The decoder generates future trajectories for each agent by integrating scene and traffic-rule-aware embeddings information into an autoregressive generation process. It leverages dual cross-attention to fuse two modalities—scene context and legal reasoning—and produces sequential outputs step-by-step. The decoder is trained using teacher forcing and evaluated autoregressively at test time.

Dual Attention Fusion: Combines scene embeddings (R,N,L,H) and traffic-rule-aware embeddings (R,N,L,D) via bi-directional cross-attention for comprehensive context modeling.
Autoregressive Generation: Predicts future coordinates step-by-step, using prior outputs, self-attention, and cross-attention to the input embeddings.
Training & Inference: During training, teacher forcing is used (ground truth fed into next step). At inference, previous predictions are recursively used as inputs.
Output Format: The decoder outputs a motion sequence of shape (R,N,T,2), where 2 corresponds to predicted (x,y) positions at each timestep.

This motion loss maximizes the likelihood of predicted future positions given the agent history A before t and scene context S, averaged over all agents and time steps.

The following shows the decoder details.

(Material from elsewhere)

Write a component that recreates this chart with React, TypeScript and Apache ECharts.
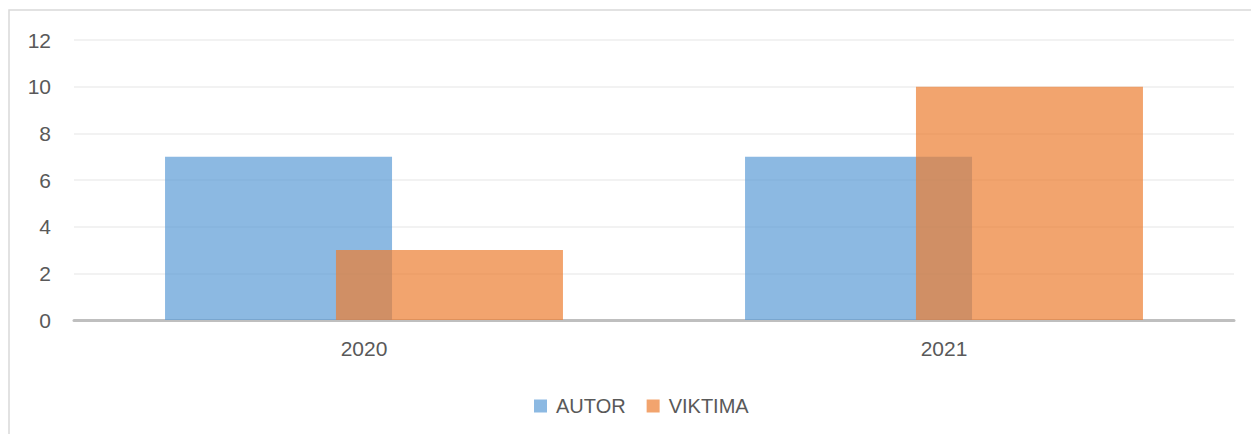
import React, { useEffect, useRef } from "react";
import * as echarts from "echarts";

const categories = ["2020", "2021"];
const autorValues = [7, 7];
const viktimaValues = [3, 10];
const seriesNames = ["AUTOR", "VIKTIMA"];
const yTicks = { min: 0, max: 12, interval: 2 };

export default function App() {
  const ref = useRef<HTMLDivElement>(null);
  useEffect(() => {
    if (!ref.current) return;
    const chart = echarts.init(ref.current, null, { renderer: "svg" });
    const font = "'Liberation Sans', Arial, sans-serif";
    chart.setOption({
      animation: false,
      backgroundColor: "#ffffff",
      textStyle: { fontFamily: font },
      graphic: [
        {
          type: "rect",
          shape: { x: 9, y: 10, width: 1400, height: 600 },
          style: { fill: "none", stroke: "#D9D9D9", lineWidth: 1.5 },
          silent: true,
          z: -1,
        },
      ],
      grid: { left: 74, right: 17, top: 40, bottom: 114 },
      legend: {
        data: seriesNames,
        left: 529,
        top: 391,
        icon: "rect",
        itemWidth: 13,
        itemHeight: 13,
        itemGap: 21,
        textStyle: { color: "#595959", fontSize: 20, fontFamily: font, padding: [0, 0, 0, 4] },
      },
      xAxis: {
        type: "category",
        data: categories,
        axisLine: { show: true, lineStyle: { color: "#BFBFBF", width: 3 } },
        axisTick: { show: false },
        axisLabel: { color: "#595959", fontSize: 21, margin: 18, fontFamily: font },
        splitLine: { show: false },
      },
      yAxis: {
        type: "value",
        min: yTicks.min,
        max: yTicks.max,
        interval: yTicks.interval,
        axisLine: { show: false },
        axisTick: { show: false },
        axisLabel: { color: "#595959", fontSize: 21, margin: 23, fontFamily: font },
        splitLine: { lineStyle: { color: "#EEEEEE", width: 1.5 } },
      },
      series: [
        {
          name: seriesNames[0],
          type: "bar",
          data: autorValues,
          barWidth: 227,
          barGap: "-24.7%",
          itemStyle: { color: "#5B9BD5", opacity: 0.7 },
        },
        {
          name: seriesNames[1],
          type: "bar",
          data: viktimaValues,
          barWidth: 227,
          barGap: "-24.7%",
          itemStyle: { color: "#ED7D31", opacity: 0.7 },
        },
      ],
    });
    return () => chart.dispose();
  }, []);
  return (
    <div
      ref={ref}
      style={{ position: "absolute", left: 0, top: 0, width: 1251, height: 434 }}
    />
  );
}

The decoder takes two inputs—scene embeddings (R,N,L,H) from the Scene Encoder and traffic-rule-aware embeddings (R,N,L,D) from the traffic-rule-aware encoder—each passed through an MLP to align dimensions. These are further fused using a Dual Attention module, which applies bi-directional cross-attention between the two modalities. The resulting fused embeddings are fed into a multi-layer autoregressive decoder composed of self-attention and cross-attention layers, allowing the model to generate future coordinates step-by-step while attending to both past predictions and contextual inputs. During training, teacher forcing is used by feeding in ground-truth positions, while inference is conducted autoregressively, relying on previously predicted outputs.